Disclosure- I was previously employed by Blue Ridge Mass Appraisal and worked on a portion of the Augusta County Assessment.*
Its been some time since the reassessment battle of the late winter.
When the dust settled, the Board of Supervisors voted to accept the
assessment and lower the tax rate by 10 cents. Francis Chester had collected his petition signatures (10k), argued his case that the reassessment should be rolled back to the 2005 values, filed his lawsuit and the judge set the court date for early October. Spring and Summer have come and gone and now we receive news that the County has directed its attorney to file motions to dismiss the lawsuit/s and compel Mr. Chester to pay the County’s legal costs. Consternation in the NewsLeader and some local blogs promptly followed.
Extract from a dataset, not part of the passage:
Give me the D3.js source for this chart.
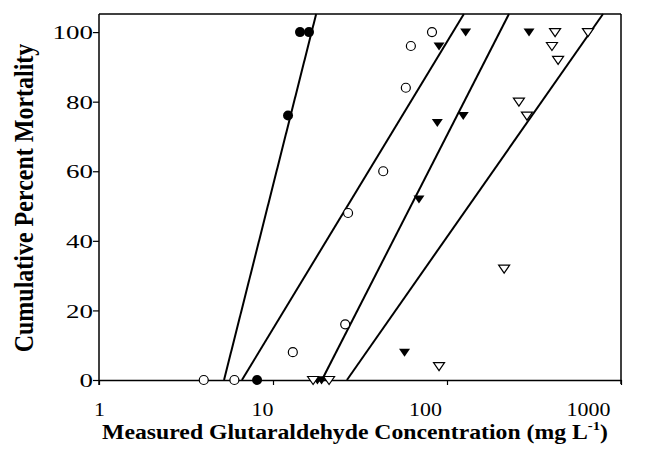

Most of the commentary would have us believe that the position of the lawsuit
is the overwhelming opinion and will of the citizenry and that attacking the
assessed values is the correct way to go about keeping taxes low. I disagree.
On the issue of the petition. There are almost 40,000 properties in Augusta County. At best, this petition represents the desires of one of every three property owners. That is before taking into account the likelihood that many of the signers are not property owners. (Update 10/2 Comm of Rev claims under Oath that 8k signers are property owners) Significant but not overwhelming.
I saw the #s on a daily basis when I worked on this project and never saw evidence to suggest that the values could support that conclusion(2005 rollback). There was definitely a slight movement back in SOME neighborhoods but nothing to suggest a free fall back to 2005 levels. Other then objecting on the principle that we were in the middle of a bad economy and that this assessment would equate to higher taxes, there was very little evidence produced to suggest that there was something systematically wrong with the assessments. Dave Hickey (Owner & Principal, Blue Ridge Mass Appraisal) can be gruff and forthright, that does not mean his analysis was invalid.
For those citizens who didn’t sign the petition… are we supposed to accept the premise that assessments should be rolled back to the 2005 values? Why should we be forced to subsidize artificially low assessments? Perhaps the County’s attorney is acting in our best interests in attempting to recoup some of our tax money spent defending what amounts to little more then an attempt to build a political reputation and a misguided costly effort to be advocates for the taxpayers.
The real battle is the budget. If you ignore that while
taking easy political shots at a process that happens once every four years, you allow the assessment to become a shell game. More on that later.
*I am also a lifelong resident of the county and therefore have little to gain by knowingly advocating a position that is erronous & harmful to the citizens of Augusta County. I have to live here and pay taxes as well. All of the information I had access to in my daily work (aside from the physical property inspection) is available to the public.